CPS Firmware Signing and Secure Boot
This runbook covers how AuroraSOC signs firmware, gates uploads to signed images only, and the deliberate steps to enable hardware secure boot and flash encryption on the devices that support them. See ADR 052 for the rationale and the full algorithm set.
Enabling ESP32 Secure Boot v2 / flash encryption burns eFuses permanently, and STM32 RDP changes can mass-erase or permanently lock the debug port. None of this is wired into the normal build. Apply it only when you mean to, on the exact part, having read this page.
Algorithms
| Layer | Algorithm |
|---|---|
| AuroraSOC firmware bundle / OTA signature | Ed25519 (RFC 8032) |
| Firmware image hash / measured boot | SHA-256 |
| ESP32 Secure Boot v2 image signature | ECDSA P-256 (or RSA-3072) |
| ESP32 flash encryption | AES-256-XTS |
| Device attestation identity (ATECC608A) | ECDSA P-256 |
| Transport | TLS 1.3 mutual TLS |
1. Generate the signing key (one-time)
just fw gen-signing-key # writes infra/keys/firmware/firmware_signing.{key,pub}
The private .key is secret: keep it in Vault or an HSM, never in git
(infra/keys/ is git-ignored).
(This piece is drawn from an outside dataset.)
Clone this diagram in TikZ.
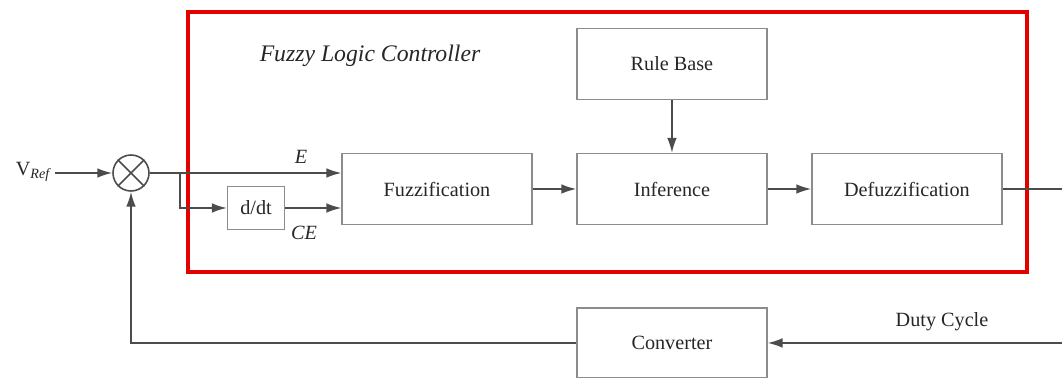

Point the backend at the public key:
export FIRMWARE_SIGNING_PUBKEY_PATH=/path/to/firmware_signing.pub
Embed the matching raw public key into the ESP OTA path by replacing
FIRMWARE_SIGNING_PUBKEY in
firmware/embassy-esp/crates/ota-manager/src/lib.rs, so a device verifies an
OTA image's Ed25519 signature before applying it
(OtaManager::finalize_download_signed).
2. Build, sign, and upload
just fw bin-stm32f401-door # builds stm32f401-door-node.bin
just fw sign embassy-stm32/target/thumbv7em-none-eabihf/release/stm32f401-door-node.bin
This produces stm32f401-door-node.bin.sig (hex Ed25519 signature). In the
console open Firmware → Upload FW, choose the .bin, attach the .bin.sig,
set board family and version, and upload. The backend
(POST /api/v1/firmware/upload) verifies the signature and rejects anything
unsigned or tampered. The image SHA-256 becomes the approved golden hash; a
device whose measured-boot hash matches it shows Approved.
3. Measured-boot attestation (STM32F401)
The door node hashes its own flash image at boot (SHA-256 over
[0x08000000, end-of-image), which equals sha256(firmware.bin)) and reports
it in its status payload. The backend records the first hash as the trusted
baseline (trust-on-first-use), shows the device trusted, and raises a
firmware_tampering alert flipping it to drift_detected if the hash ever
changes. This is the mitigation for parts without a hardware root of trust.
4. STM32F401 readout protection (RDP)
The STM32F401 has no hardware secure boot. RDP blocks debug-port readback:
tools/scripts/firmware/stm32_rdp.sh status
tools/scripts/firmware/stm32_rdp.sh set-level1 --i-understand-this-erases-on-revert
Level 1 is reversible but reverting mass-erases the flash (secrets are wiped, not leaked). Level 2 is permanent and the script refuses to set it.
5. ESP32-S3 / C3 Secure Boot v2 + flash encryption
Use the config fragment firmware/embassy-esp/secure-boot/sdkconfig.secureboot
(ECDSA P-256 secure boot v2 + AES-256-XTS flash encryption). The deliberate,
eFuse-burning steps:
# Generate the secure-boot signing key (keep secret, like the Ed25519 key).
espsecure.py generate_signing_key --version 2 --scheme ecdsa256 secure_boot_signing_key.pem
# Sign the application image.
espsecure.py sign_data --version 2 --keyfile secure_boot_signing_key.pem \
--output app-signed.bin app.bin
# Burn secure boot + flash encryption eFuses (IRREVERSIBLE, per device).
espefuse.py burn_key BLOCK_KEY0 secure_boot_key_digest.bin SECURE_BOOT_DIGEST0
espefuse.py burn_efuse SECURE_BOOT_EN 1
espefuse.py burn_efuse SPI_BOOT_CRYPT_CNT 1
After this the part boots only AuroraSOC-signed images and its flash is
AES-256-XTS encrypted. Validate on a sacrificial dev board before any fielded
unit. Keep SECURE_BOOT_ALLOW_JTAG=n and ROM download mode disabled on
production parts.